In 8 of the 54 economies surveyed, the rates of early-stage entrepreneurial activity were comparable to those of their male counterparts. The rest of the economies sampled, exhibited much lower levels of entrepreneurship amongst women than men. Efficiency-driven economies, such as Brazil and Thailand, had high female entrepreneurial participation rates, whilst some of the lowest were found in the Eastern European economies.
The Gender Gap
The Global Entrepreneurship Monitor also conducted a worldwide survey during 2010 on women in entrepreneurship. Here it was highlighted that although entrepreneurial activity among women is highest in emerging economies, the proportion of all entrepreneurs who are women varies considerably amongst the economies. A multi-year analysis also showed that this gender gap had persisted across most economies from 2002 until 2010. Overall, it seemed as if women were less likely to venture into entrepreneurship than men. In most economies, more women than men were motivated by necessity when starting a business. In emerging and developing economies during this period, women tended to start more new businesses rather than managing established ones. This reverses in developed economies where, like their male counterparts, more women are established business owners than entrepreneurs.
Fewer Women Entrepreneurs
Similarly to men, women are just as likely to see entrepreneurship as attractive; yet they are less likely to believe that there are many opportunities for them to start a business in their area. The report also showed that between 2002 and 2010, women's positive perceptions regarding entrepreneurial opportunities declined in most developed economies. Women, who are more achievement orientated, are also more likely to be dissuaded from entrepreneurship due to a fear of failure and; they are less likely than men to display intentions for starting businesses. Some of the major reasons for fewer female entrepreneurs, especially in developing economies, may be put down to old-fashioned gender stereotyping. Women in some of these countries also have far less access to financial resources than men - with some discrimination from financial institutions playing a role. Interestingly, the report further indicates that education levels of entrepreneurs rise in proportion to their country's phase of economic development. Women entrepreneurs in wealthier economies tend to be older, well educated, and just as likely to create innovative products as their male peers; yet they have half the growth expectations of men.

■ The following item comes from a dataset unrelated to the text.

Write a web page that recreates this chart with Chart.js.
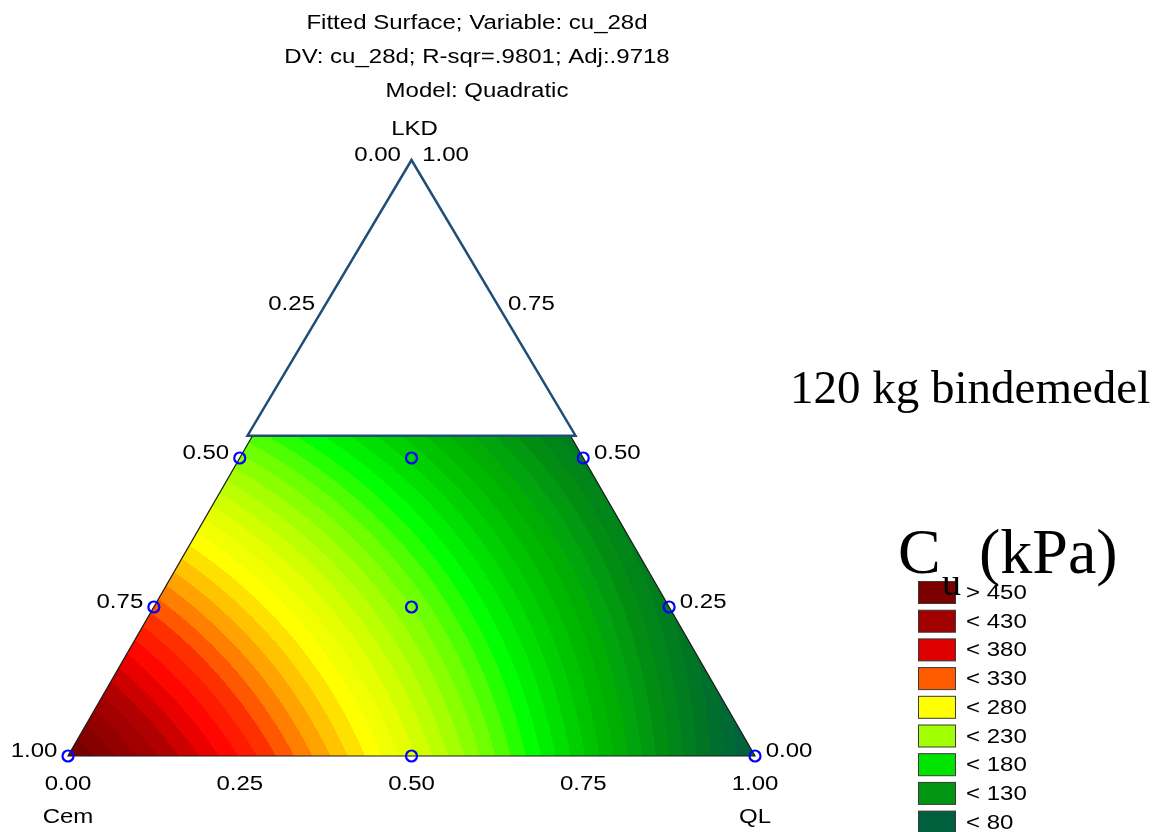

Why Women Entrepreneurs are a Vital Source of Growth in our Economies
Despite the tremendous hardships faced by women entrepreneurs, they seem to be better at fighting poverty than men. This can be attributed towards them using the profits from their business to improve their family's living conditions and lifestyle. They also tend to invest in their children's education in order to better their lives. Ultimately, this helps to stop the generational poverty cycle – thus stimulating economic growth.
Business Networks for Women
The number of business networks for women entrepreneurs is increasing as there is a great need for these women to connect with other business women for guidance and motivation, through the sharing of their experiences. However, guidance and mentorship from their male counterparts is just as valuable. Corculture plays a major role in assisting and encouraging women entrepreneurs to become investment ready.
"As women continue to emerge as key participants in the entrepreneurial phenomenon, they will contribute increasingly to economic development, innovation and the societal value of their communities and the world." (Professor Donna J. Kelley, Associate Professor of Entrepreneurship at Babson College and the lead author of the GEM Women's Report).